**INFORMATION SUPPLIED:**

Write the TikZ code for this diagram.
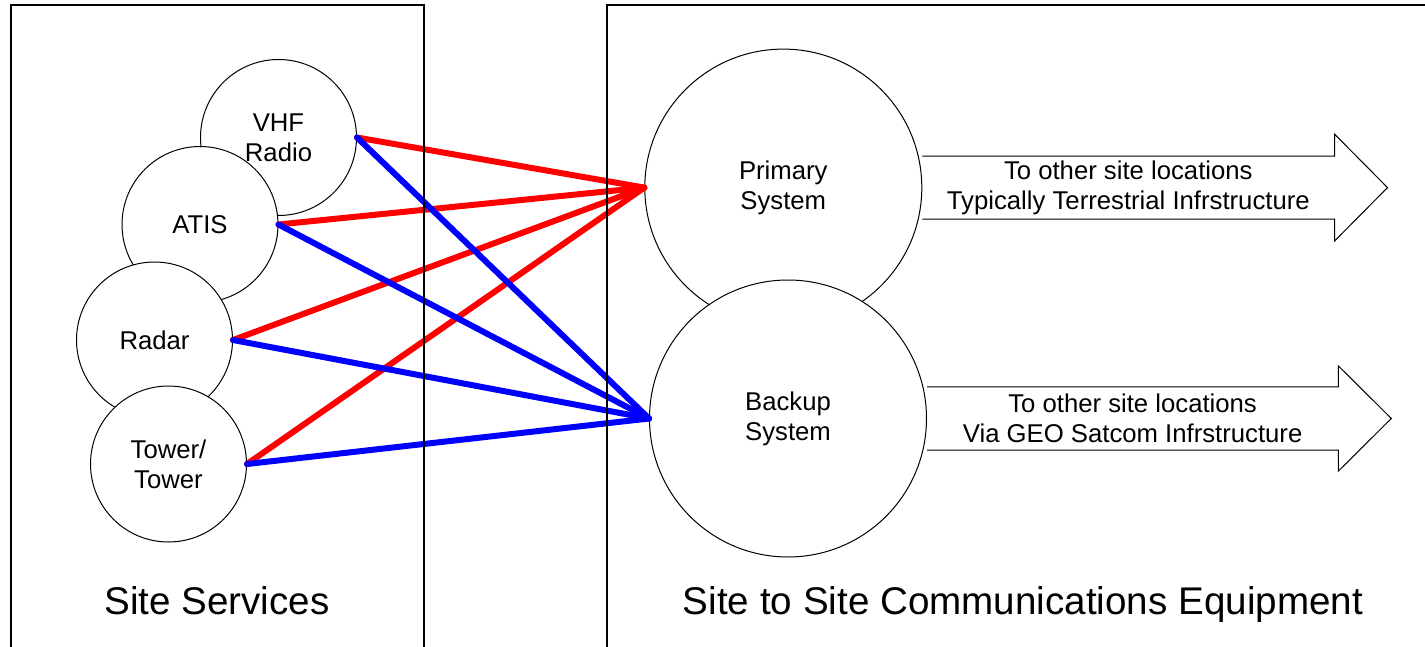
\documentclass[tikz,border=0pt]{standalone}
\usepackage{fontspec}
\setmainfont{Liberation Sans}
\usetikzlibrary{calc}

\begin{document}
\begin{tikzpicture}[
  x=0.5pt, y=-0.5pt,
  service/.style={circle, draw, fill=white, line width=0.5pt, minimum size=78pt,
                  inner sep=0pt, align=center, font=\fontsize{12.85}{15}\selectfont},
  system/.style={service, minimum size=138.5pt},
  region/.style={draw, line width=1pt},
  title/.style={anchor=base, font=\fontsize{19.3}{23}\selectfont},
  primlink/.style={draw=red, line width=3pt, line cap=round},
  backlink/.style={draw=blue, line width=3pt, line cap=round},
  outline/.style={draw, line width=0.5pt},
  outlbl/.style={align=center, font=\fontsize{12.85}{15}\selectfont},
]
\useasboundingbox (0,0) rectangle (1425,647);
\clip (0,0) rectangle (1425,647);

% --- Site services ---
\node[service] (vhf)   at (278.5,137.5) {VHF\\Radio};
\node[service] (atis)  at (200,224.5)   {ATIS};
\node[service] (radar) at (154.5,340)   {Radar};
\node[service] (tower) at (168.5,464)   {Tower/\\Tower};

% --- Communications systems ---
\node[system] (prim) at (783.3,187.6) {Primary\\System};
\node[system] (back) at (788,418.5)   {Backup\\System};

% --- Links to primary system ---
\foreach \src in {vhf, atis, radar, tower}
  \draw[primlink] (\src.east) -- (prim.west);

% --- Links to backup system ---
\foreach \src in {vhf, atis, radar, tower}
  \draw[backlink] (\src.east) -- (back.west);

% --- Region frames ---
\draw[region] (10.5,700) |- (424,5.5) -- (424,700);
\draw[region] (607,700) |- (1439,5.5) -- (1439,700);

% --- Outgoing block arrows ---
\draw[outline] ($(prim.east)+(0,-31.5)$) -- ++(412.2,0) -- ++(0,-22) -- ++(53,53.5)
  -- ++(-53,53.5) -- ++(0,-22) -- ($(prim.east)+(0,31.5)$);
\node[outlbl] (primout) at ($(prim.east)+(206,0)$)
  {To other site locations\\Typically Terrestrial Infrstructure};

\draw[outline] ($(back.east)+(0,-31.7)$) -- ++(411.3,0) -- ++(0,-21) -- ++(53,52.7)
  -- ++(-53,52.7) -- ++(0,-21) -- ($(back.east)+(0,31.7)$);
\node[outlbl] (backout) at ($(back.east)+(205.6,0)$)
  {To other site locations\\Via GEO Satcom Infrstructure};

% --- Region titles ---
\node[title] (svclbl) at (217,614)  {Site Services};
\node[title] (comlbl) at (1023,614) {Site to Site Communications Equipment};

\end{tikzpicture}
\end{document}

**EXERCISE DETAILS:**
Leave out the pictures and reproduce the rest of the listing exactly.

**REPLY TO THE EXERCISE:**
Write the TikZ code for this diagram.
\documentclass[tikz,border=0pt]{standalone}
\usepackage{fontspec}
\setmainfont{Liberation Sans}
\usetikzlibrary{calc}

\begin{document}
\begin{tikzpicture}[
  x=0.5pt, y=-0.5pt,
  service/.style={circle, draw, fill=white, line width=0.5pt, minimum size=78pt,
                  inner sep=0pt, align=center, font=\fontsize{12.85}{15}\selectfont},
  system/.style={service, minimum size=138.5pt},
  region/.style={draw, line width=1pt},
  title/.style={anchor=base, font=\fontsize{19.3}{23}\selectfont},
  primlink/.style={draw=red, line width=3pt, line cap=round},
  backlink/.style={draw=blue, line width=3pt, line cap=round},
  outline/.style={draw, line width=0.5pt},
  outlbl/.style={align=center, font=\fontsize{12.85}{15}\selectfont},
]
\useasboundingbox (0,0) rectangle (1425,647);
\clip (0,0) rectangle (1425,647);

% --- Site services ---
\node[service] (vhf)   at (278.5,137.5) {VHF\\Radio};
\node[service] (atis)  at (200,224.5)   {ATIS};
\node[service] (radar) at (154.5,340)   {Radar};
\node[service] (tower) at (168.5,464)   {Tower/\\Tower};

% --- Communications systems ---
\node[system] (prim) at (783.3,187.6) {Primary\\System};
\node[system] (back) at (788,418.5)   {Backup\\System};

% --- Links to primary system ---
\foreach \src in {vhf, atis, radar, tower}
  \draw[primlink] (\src.east) -- (prim.west);

% --- Links to backup system ---
\foreach \src in {vhf, atis, radar, tower}
  \draw[backlink] (\src.east) -- (back.west);

% --- Region frames ---
\draw[region] (10.5,700) |- (424,5.5) -- (424,700);
\draw[region] (607,700) |- (1439,5.5) -- (1439,700);

% --- Outgoing block arrows ---
\draw[outline] ($(prim.east)+(0,-31.5)$) -- ++(412.2,0) -- ++(0,-22) -- ++(53,53.5)
  -- ++(-53,53.5) -- ++(0,-22) -- ($(prim.east)+(0,31.5)$);
\node[outlbl] (primout) at ($(prim.east)+(206,0)$)
  {To other site locations\\Typically Terrestrial Infrstructure};

\draw[outline] ($(back.east)+(0,-31.7)$) -- ++(411.3,0) -- ++(0,-21) -- ++(53,52.7)
  -- ++(-53,52.7) -- ++(0,-21) -- ($(back.east)+(0,31.7)$);
\node[outlbl] (backout) at ($(back.east)+(205.6,0)$)
  {To other site locations\\Via GEO Satcom Infrstructure};

% --- Region titles ---
\node[title] (svclbl) at (217,614)  {Site Services};
\node[title] (comlbl) at (1023,614) {Site to Site Communications Equipment};

\end{tikzpicture}
\end{document}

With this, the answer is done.